>> start
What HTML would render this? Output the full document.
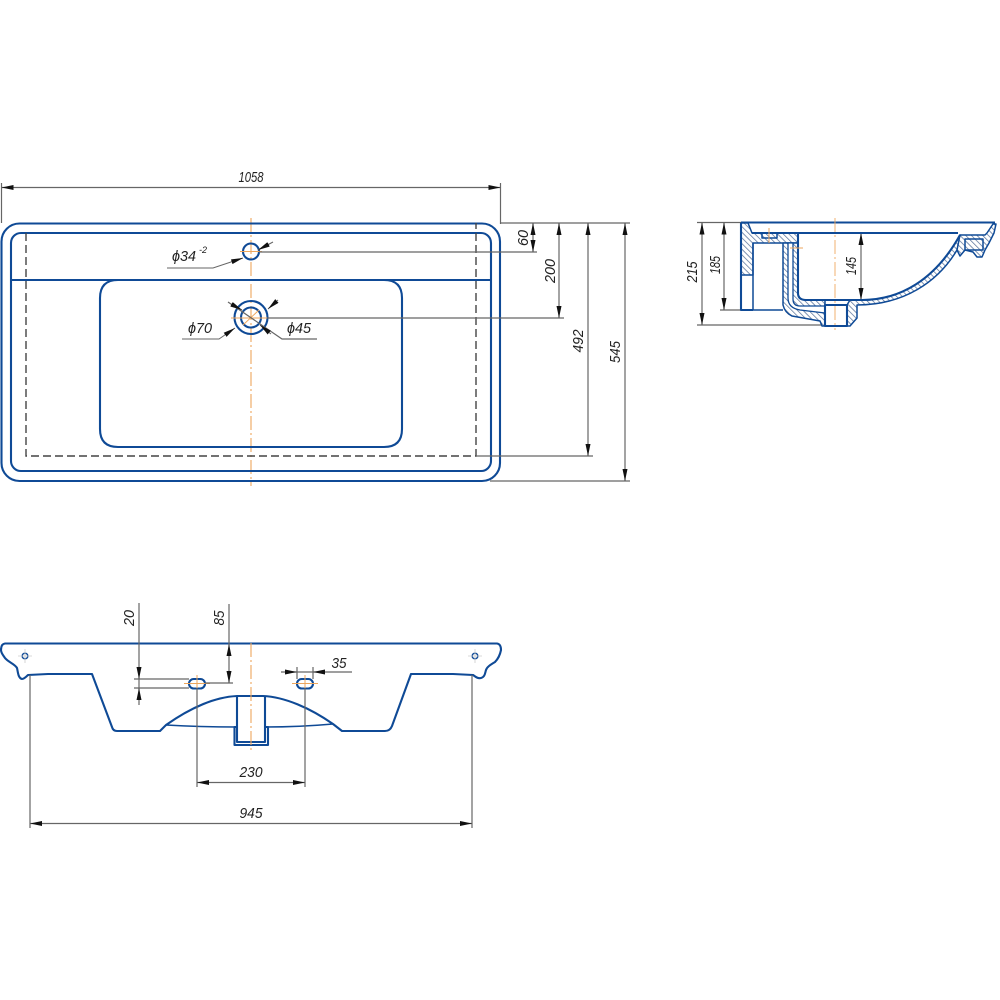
<!DOCTYPE html>
<html><head><meta charset="utf-8"><style>
html,body{margin:0;padding:0;background:#fff}
svg{display:block}
text{font-family:"Liberation Sans",sans-serif;font-style:italic;font-size:15px;fill:#222;text-anchor:middle}
.o{fill:none;stroke:#0f4a96;stroke-width:2.1;stroke-linejoin:round}
.t{fill:none;stroke:#0f4a96;stroke-width:1.5;stroke-linejoin:round}
.d{fill:none;stroke:#666;stroke-width:1.2}
.a{fill:none;stroke:#666;stroke-width:1.2;marker-start:url(#ar);marker-end:url(#ae)}
.m{fill:none;stroke:#666;stroke-width:1;marker-end:url(#ae)}
.c{fill:none;stroke:#eda65c;stroke-width:1.1;stroke-dasharray:14 3 2 3}
.k{fill:none;stroke:#444;stroke-width:1.4;stroke-dasharray:8 4}
.h{fill:url(#hatch);stroke:#0f4a96;stroke-width:1.5;stroke-linejoin:round}
</style></head><body>
<svg width="1000" height="1000" viewBox="0 0 1000 1000" xmlns="http://www.w3.org/2000/svg">
<defs>
<marker id="ae" markerUnits="userSpaceOnUse" markerWidth="13" markerHeight="6" refX="12" refY="2.5" orient="auto"><path d="M0 0L12 2.5L0 5Z" fill="#111"/></marker>
<marker id="ar" markerUnits="userSpaceOnUse" markerWidth="13" markerHeight="6" refX="0" refY="2.5" orient="auto"><path d="M12 0L0 2.5L12 5Z" fill="#111"/></marker>
<pattern id="hatch" width="4" height="4" patternUnits="userSpaceOnUse" patternTransform="rotate(-45)"><rect width="4" height="4" fill="#fff"/><line x1="0" y1="0" x2="0" y2="4" stroke="#4f6a94" stroke-width="1.4"/></pattern>
</defs>
<rect width="1000" height="1000" fill="#fff"/>

<!-- TOP VIEW -->
<path class="c" d="M251 218V486"/>
<path class="d" d="M1.5 183V223M500.500 183V224"/>
<path class="a" d="M1.500 187.500H500.500"/>
<text x="251" y="182" textLength="25" lengthAdjust="spacingAndGlyphs">1058</text>
<rect class="o" x="1.500" y="223.500" width="498.500" height="257.500" rx="18"/>
<rect class="o" x="11" y="233" width="480" height="238" rx="10"/>
<path class="o" d="M11 280H491"/>
<path class="o" d="M118 280Q100 280 100 298V429Q100 447 118 447H384Q402 447 402 429V298Q402 280 384 280"/>
<path class="k" d="M26 233V456H476V223"/>
<circle class="o" cx="251" cy="251.500" r="8"/>
<circle class="o" cx="251" cy="317.500" r="16.500"/>
<circle class="o" cx="251" cy="317.500" r="10"/>
<path d="M240 251.500H262M231 318H271M243 325L259 310" stroke="#eda65c" stroke-width="1" fill="none"/>
<path class="d" d="M259 252H537M267 318H564M500 223H630M476 456H593M490 481H630"/>
<path class="m" d="M167 268H213L243 258"/>
<path class="m" d="M273 242L258 250"/>
<path class="m" d="M182 339H219L235 328"/>
<path class="m" d="M278 300L268 309"/>
<path class="d" d="M317 339H282L228 302"/>
<path class="m" d="M231 304L242 310"/>
<path class="m" d="M271 334L260 325"/>
<text x="184" y="261" textLength="24" lengthAdjust="spacingAndGlyphs">ϕ34</text>
<text x="203" y="253" style="font-size:9px">-2</text>
<text x="200" y="333" textLength="24" lengthAdjust="spacingAndGlyphs">ϕ70</text>
<text x="299" y="333" textLength="24" lengthAdjust="spacingAndGlyphs">ϕ45</text>
<path class="a" d="M533 223V252"/>
<path class="a" d="M559 223V318"/>
<path class="a" d="M588 223V456"/>
<path class="a" d="M625 223V481"/>
<text transform="translate(528,238) rotate(-90)" textLength="16" lengthAdjust="spacingAndGlyphs">60</text>
<text transform="translate(555,271) rotate(-90)" textLength="24" lengthAdjust="spacingAndGlyphs">200</text>
<text transform="translate(583,341) rotate(-90)" textLength="23" lengthAdjust="spacingAndGlyphs">492</text>
<text transform="translate(620,352) rotate(-90)" textLength="22" lengthAdjust="spacingAndGlyphs">545</text>

<!-- SECTION VIEW -->
<path class="d" d="M697 222.500H741M697 325H825M720 310H741M845 233H866"/>
<path class="a" d="M702 222.500V325"/>
<path class="a" d="M724 222.500V310"/>
<path class="a" d="M861 233V300"/>
<text transform="translate(697,272) rotate(-90)" textLength="21" lengthAdjust="spacingAndGlyphs">215</text>
<text transform="translate(720,265) rotate(-90)" textLength="18" lengthAdjust="spacingAndGlyphs">185</text>
<text transform="translate(856,266) rotate(-90)" textLength="18" lengthAdjust="spacingAndGlyphs">145</text>
<!-- left wall + ledge -->
<path class="h" d="M741 223H748L752 233H798V243H753V275H741Z"/>
<rect x="762" y="233" width="15" height="5" fill="#fff" class="t"/>
<path class="t" d="M741 275V310H753V275M753 243V310H783"/>
<!-- double wall and floor -->
<path class="h" d="M783 243H798V293Q798 300 806 300H825V326H822L820 321L792 316Q785 313 783 305Z"/>
<path d="M788 243H793V299Q793 306 800 306H825V313L800 310Q788 308 788 298Z" fill="#fff" stroke="#0f4a96" stroke-width="1.300"/>
<!-- flange and bowl shell -->
<path class="h" d="M847 305L850 300H862C900 300 935 280 960 235L962 241C940 285 900 305 857 305V318L850 326H847Z"/>
<!-- rim -->
<path class="h" d="M960 235H985L987 233L993 224H996L994 233L989 243L985 250L982 257H977L973 252L965 250L960 256L957 250Z"/>
<rect x="965" y="239" width="18" height="11" fill="#fff" class="t"/>
<rect x="825" y="305" width="22" height="21" fill="#fff" class="o"/>
<path class="o" d="M741 222.500H995M752 233H958M741 223V310H753M798 233V293Q798 300 806 300H862C900 300 935 280 960 235"/>
<path class="c" d="M835 218V330" style="opacity:.8"/>
<path d="M790 248H803M769 228V243" stroke="#eda65c" stroke-width="1" fill="none"/>

<!-- BOTTOM VIEW -->
<path class="o" d="M5 643.500H497Q501 644 501 650C500 655 498 659 495 662C490 665 487 667 486 670C485 673 485 677 481 678C477 679 475 676 473 675L453 674H411L392 726Q390 731 385 731H342L333 724C310 708 285 697 263 696H237C215 697 190 708 166 725L160 731H117Q113 731 112 727L92 674H48L28 675C26 677 24 679 22 679C18 678 18 672 17 668C15 664 8 662 5 658C3 655 1 653 1 650Q1 644 5 643.500Z"/>
<path class="t" d="M166 725Q200 727 237 727M333 724Q300 727 265 727"/>
<path class="o" d="M237 696V742H265V696M237 727H234.500V745H268V727H265"/>
<rect class="o" x="189" y="679" width="16" height="9.500" rx="4.700"/>
<rect class="o" x="297" y="679" width="16" height="9.500" rx="4.700"/>
<circle class="t" cx="25" cy="656" r="2.800"/>
<circle class="t" cx="475" cy="656" r="2.800"/>
<path class="c" d="M251 643V750"/>
<path d="M184 683.500H210M292 683.500H318M197 675V692M305 675V692" stroke="#eda65c" stroke-width="1" fill="none"/>
<path d="M18 656H32M25 649V663M468 656H482M475 649V663" stroke="#ccc" stroke-width=".8" fill="none"/>
<path class="d" d="M134 679H189M134 688H189M205 683H233M139 603V705M229 604V683M197 688V787M305 688V787M30 675V828M472 675V828M297 667V679M313 667V679M281 672H352"/>
<path d="M139 679L136.500 667H141.500ZM139 688L136.500 700H141.500ZM229 644L226.500 656H231.500ZM229 683L226.500 671H231.500ZM297 672L285 669.500V674.500ZM313 672L325 669.500V674.500Z" fill="#111"/>
<path class="a" d="M197 782.500H305"/>
<path class="a" d="M30 823.500H472"/>
<text transform="translate(134,618) rotate(-90)" textLength="16" lengthAdjust="spacingAndGlyphs">20</text>
<text transform="translate(224,618) rotate(-90)" textLength="15" lengthAdjust="spacingAndGlyphs">85</text>
<text x="339" y="668" textLength="15" lengthAdjust="spacingAndGlyphs">35</text>
<text x="251" y="777" textLength="23" lengthAdjust="spacingAndGlyphs">230</text>
<text x="251" y="818" textLength="23" lengthAdjust="spacingAndGlyphs">945</text>
</svg>
</body></html>
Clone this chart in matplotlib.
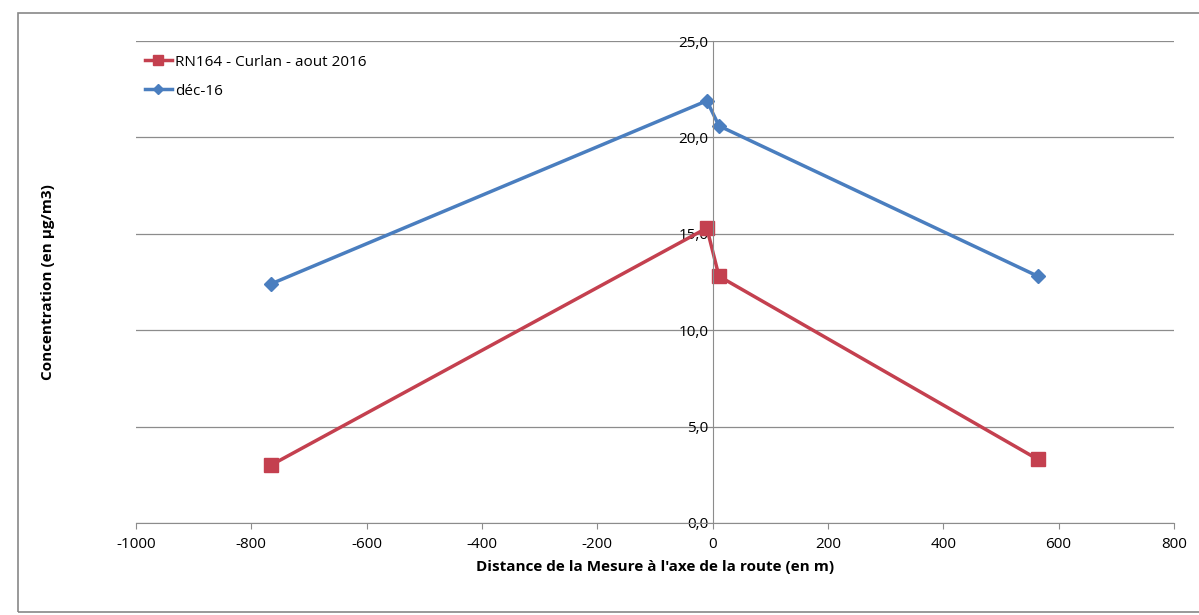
import matplotlib.pyplot as plt
from matplotlib.patches import Rectangle
from matplotlib.ticker import FuncFormatter

# distances to the road axis (m) and concentrations (ug/m3)
distances = [-766, -10, 11, 564]
aout_2016 = [3.0, 15.3, 12.8, 3.3]
dec_2016 = [12.4, 21.9, 20.6, 12.8]

labels = ["RN164 - Curlan - aout 2016", "déc-16"]

plt.rcParams['font.family'] = ['Open Sans', 'DejaVu Sans']
plt.rcParams['axes.unicode_minus'] = False

fig = plt.figure(figsize=(11.99, 6.15), dpi=100)
ax = fig.add_axes([0.1134, 0.1496, 0.8657, 0.7837])

# frame round the chart area
fig.patches.append(Rectangle((0.015, 0.005), 0.99, 0.974, transform=fig.transFigure,
                             fill=False, edgecolor='#888888', linewidth=1.2))

ax.plot(distances, aout_2016, color='#C4404F', lw=2.5, marker='s', markersize=10,
        label=labels[0])
ax.plot(distances, dec_2016, color='#4A7EBF', lw=2.5, marker='D', markersize=7,
        label=labels[1])

ax.set_xlim(-1000, 800)
ax.set_ylim(0, 25)
ax.set_xticks(range(-1000, 801, 200))
ax.set_yticks([0, 5, 10, 15, 20, 25])
ax.yaxis.set_major_formatter(FuncFormatter(lambda v, p: f"{v:.1f}".replace('.', ',')))

ax.grid(axis='y', color='#8c8c8c', lw=0.9)
ax.set_axisbelow(True)
for s in ['top', 'right']:
    ax.spines[s].set_visible(False)
ax.spines['left'].set_position(('data', 0))
ax.spines['left'].set_color('#8c8c8c')
ax.spines['bottom'].set_color('#8c8c8c')
ax.tick_params(axis='both', colors='#8c8c8c', labelcolor='black', labelsize=11, length=4)
ax.tick_params(axis='y', length=0, pad=3)
ax.tick_params(axis='x', pad=6)

ax.set_xlabel("Distance de la Mesure à l'axe de la route (en m)", fontsize=11,
              fontweight='bold', labelpad=6)
ax.set_ylabel("Concentration (en µg/m3)", fontsize=11, fontweight='bold')
ax.yaxis.set_label_coords(-0.078, 0.5)

ax.legend(loc='upper left', bbox_to_anchor=(-0.005, 1.0), frameon=False, fontsize=11,
          handlelength=1.8, handletextpad=0.2, labelspacing=0.9, markerscale=0.75)

fig.savefig('out.png', dpi=100)
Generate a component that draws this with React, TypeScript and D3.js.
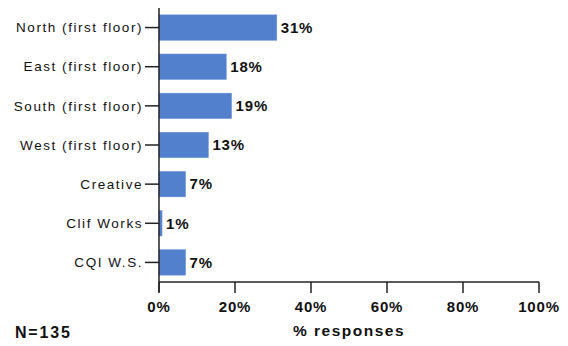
>> end
▶ GOAL OF THE EXERCISE: Only the number should be given: how many lines of the data contain the word "chart"?

▶ RESULT OF THE EXERCISE: 2